## Work to complete
Repeat the full listing below verbatim and keep the images out.

start Given information

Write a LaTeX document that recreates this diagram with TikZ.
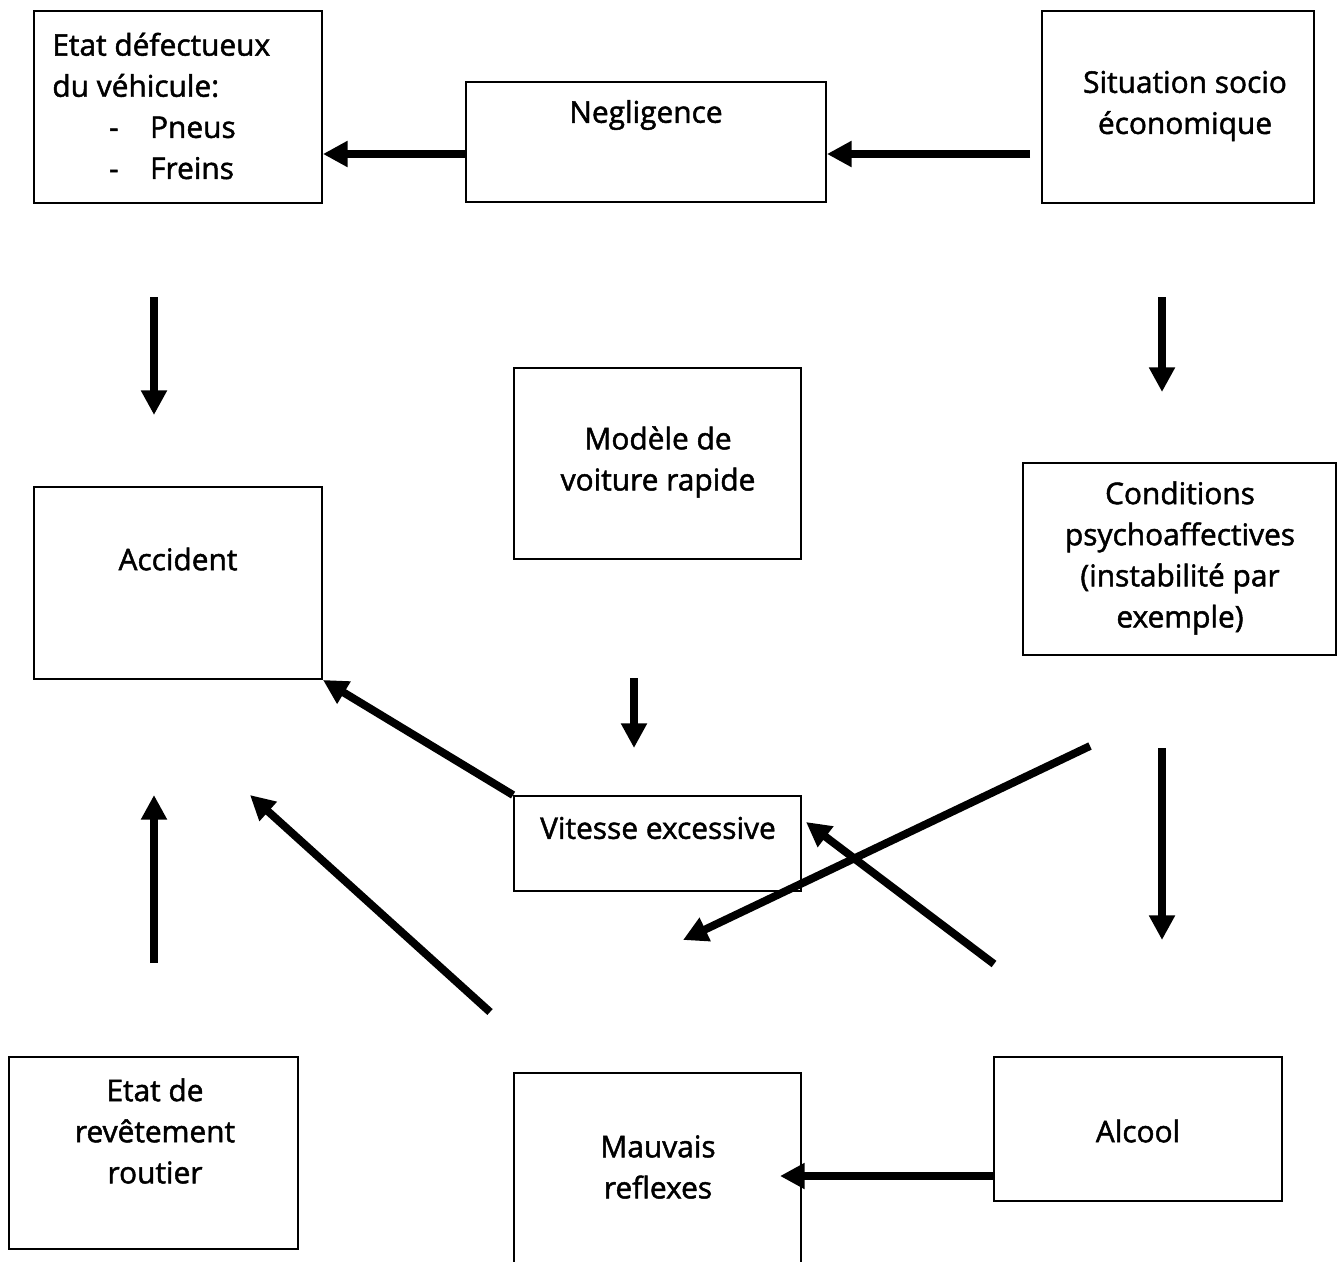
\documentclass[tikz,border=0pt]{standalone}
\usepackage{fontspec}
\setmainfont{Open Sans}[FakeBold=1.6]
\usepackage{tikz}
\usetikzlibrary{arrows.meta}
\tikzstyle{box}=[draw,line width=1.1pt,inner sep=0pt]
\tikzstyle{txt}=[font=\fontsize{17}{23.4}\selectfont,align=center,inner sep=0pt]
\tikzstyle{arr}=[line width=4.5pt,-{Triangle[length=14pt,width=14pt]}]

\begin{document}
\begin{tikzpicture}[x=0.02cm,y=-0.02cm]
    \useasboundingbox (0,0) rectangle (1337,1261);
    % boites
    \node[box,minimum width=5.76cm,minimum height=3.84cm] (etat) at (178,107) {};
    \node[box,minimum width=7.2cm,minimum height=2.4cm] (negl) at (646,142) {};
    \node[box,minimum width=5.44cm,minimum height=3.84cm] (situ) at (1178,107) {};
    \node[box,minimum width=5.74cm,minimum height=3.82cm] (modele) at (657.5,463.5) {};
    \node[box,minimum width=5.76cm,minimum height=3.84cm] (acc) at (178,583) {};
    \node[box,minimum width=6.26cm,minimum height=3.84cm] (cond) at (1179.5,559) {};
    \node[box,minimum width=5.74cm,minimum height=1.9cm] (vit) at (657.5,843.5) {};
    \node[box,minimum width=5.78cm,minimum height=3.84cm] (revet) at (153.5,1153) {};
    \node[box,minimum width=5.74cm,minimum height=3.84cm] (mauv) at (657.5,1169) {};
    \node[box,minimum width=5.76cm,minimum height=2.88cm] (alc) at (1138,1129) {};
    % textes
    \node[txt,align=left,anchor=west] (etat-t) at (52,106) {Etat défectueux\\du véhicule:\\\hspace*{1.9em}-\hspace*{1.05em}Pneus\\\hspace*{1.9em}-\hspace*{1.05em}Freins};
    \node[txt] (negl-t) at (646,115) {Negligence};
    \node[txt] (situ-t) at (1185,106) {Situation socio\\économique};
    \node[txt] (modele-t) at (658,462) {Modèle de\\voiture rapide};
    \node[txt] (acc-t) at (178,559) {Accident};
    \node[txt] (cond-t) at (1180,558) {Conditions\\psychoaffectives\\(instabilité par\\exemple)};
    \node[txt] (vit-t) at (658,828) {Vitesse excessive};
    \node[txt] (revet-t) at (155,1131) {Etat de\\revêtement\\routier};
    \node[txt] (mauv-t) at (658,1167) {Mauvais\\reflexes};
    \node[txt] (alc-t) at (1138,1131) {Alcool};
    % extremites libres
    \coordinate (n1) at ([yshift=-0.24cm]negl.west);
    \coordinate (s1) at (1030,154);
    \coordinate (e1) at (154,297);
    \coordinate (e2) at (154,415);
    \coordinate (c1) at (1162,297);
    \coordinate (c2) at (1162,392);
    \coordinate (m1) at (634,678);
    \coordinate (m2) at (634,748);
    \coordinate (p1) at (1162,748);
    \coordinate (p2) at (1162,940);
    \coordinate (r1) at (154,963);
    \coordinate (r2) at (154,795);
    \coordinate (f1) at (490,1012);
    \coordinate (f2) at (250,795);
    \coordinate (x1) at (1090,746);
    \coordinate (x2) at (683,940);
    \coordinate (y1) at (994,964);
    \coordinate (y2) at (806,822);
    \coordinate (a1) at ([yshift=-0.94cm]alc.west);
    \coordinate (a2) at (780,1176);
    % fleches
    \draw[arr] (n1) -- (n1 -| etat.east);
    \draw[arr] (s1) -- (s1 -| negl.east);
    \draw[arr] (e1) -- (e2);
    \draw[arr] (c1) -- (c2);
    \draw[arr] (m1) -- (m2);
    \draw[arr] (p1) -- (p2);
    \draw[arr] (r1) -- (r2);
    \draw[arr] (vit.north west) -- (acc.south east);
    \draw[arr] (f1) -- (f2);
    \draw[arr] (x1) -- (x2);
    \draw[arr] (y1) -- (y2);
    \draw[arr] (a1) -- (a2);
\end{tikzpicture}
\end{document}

end Given information

## Answer for the task
Write a LaTeX document that recreates this diagram with TikZ.
\documentclass[tikz,border=0pt]{standalone}
\usepackage{fontspec}
\setmainfont{Open Sans}[FakeBold=1.6]
\usepackage{tikz}
\usetikzlibrary{arrows.meta}
\tikzstyle{box}=[draw,line width=1.1pt,inner sep=0pt]
\tikzstyle{txt}=[font=\fontsize{17}{23.4}\selectfont,align=center,inner sep=0pt]
\tikzstyle{arr}=[line width=4.5pt,-{Triangle[length=14pt,width=14pt]}]

\begin{document}
\begin{tikzpicture}[x=0.02cm,y=-0.02cm]
    \useasboundingbox (0,0) rectangle (1337,1261);
    % boites
    \node[box,minimum width=5.76cm,minimum height=3.84cm] (etat) at (178,107) {};
    \node[box,minimum width=7.2cm,minimum height=2.4cm] (negl) at (646,142) {};
    \node[box,minimum width=5.44cm,minimum height=3.84cm] (situ) at (1178,107) {};
    \node[box,minimum width=5.74cm,minimum height=3.82cm] (modele) at (657.5,463.5) {};
    \node[box,minimum width=5.76cm,minimum height=3.84cm] (acc) at (178,583) {};
    \node[box,minimum width=6.26cm,minimum height=3.84cm] (cond) at (1179.5,559) {};
    \node[box,minimum width=5.74cm,minimum height=1.9cm] (vit) at (657.5,843.5) {};
    \node[box,minimum width=5.78cm,minimum height=3.84cm] (revet) at (153.5,1153) {};
    \node[box,minimum width=5.74cm,minimum height=3.84cm] (mauv) at (657.5,1169) {};
    \node[box,minimum width=5.76cm,minimum height=2.88cm] (alc) at (1138,1129) {};
    % textes
    \node[txt,align=left,anchor=west] (etat-t) at (52,106) {Etat défectueux\\du véhicule:\\\hspace*{1.9em}-\hspace*{1.05em}Pneus\\\hspace*{1.9em}-\hspace*{1.05em}Freins};
    \node[txt] (negl-t) at (646,115) {Negligence};
    \node[txt] (situ-t) at (1185,106) {Situation socio\\économique};
    \node[txt] (modele-t) at (658,462) {Modèle de\\voiture rapide};
    \node[txt] (acc-t) at (178,559) {Accident};
    \node[txt] (cond-t) at (1180,558) {Conditions\\psychoaffectives\\(instabilité par\\exemple)};
    \node[txt] (vit-t) at (658,828) {Vitesse excessive};
    \node[txt] (revet-t) at (155,1131) {Etat de\\revêtement\\routier};
    \node[txt] (mauv-t) at (658,1167) {Mauvais\\reflexes};
    \node[txt] (alc-t) at (1138,1131) {Alcool};
    % extremites libres
    \coordinate (n1) at ([yshift=-0.24cm]negl.west);
    \coordinate (s1) at (1030,154);
    \coordinate (e1) at (154,297);
    \coordinate (e2) at (154,415);
    \coordinate (c1) at (1162,297);
    \coordinate (c2) at (1162,392);
    \coordinate (m1) at (634,678);
    \coordinate (m2) at (634,748);
    \coordinate (p1) at (1162,748);
    \coordinate (p2) at (1162,940);
    \coordinate (r1) at (154,963);
    \coordinate (r2) at (154,795);
    \coordinate (f1) at (490,1012);
    \coordinate (f2) at (250,795);
    \coordinate (x1) at (1090,746);
    \coordinate (x2) at (683,940);
    \coordinate (y1) at (994,964);
    \coordinate (y2) at (806,822);
    \coordinate (a1) at ([yshift=-0.94cm]alc.west);
    \coordinate (a2) at (780,1176);
    % fleches
    \draw[arr] (n1) -- (n1 -| etat.east);
    \draw[arr] (s1) -- (s1 -| negl.east);
    \draw[arr] (e1) -- (e2);
    \draw[arr] (c1) -- (c2);
    \draw[arr] (m1) -- (m2);
    \draw[arr] (p1) -- (p2);
    \draw[arr] (r1) -- (r2);
    \draw[arr] (vit.north west) -- (acc.south east);
    \draw[arr] (f1) -- (f2);
    \draw[arr] (x1) -- (x2);
    \draw[arr] (y1) -- (y2);
    \draw[arr] (a1) -- (a2);
\end{tikzpicture}
\end{document}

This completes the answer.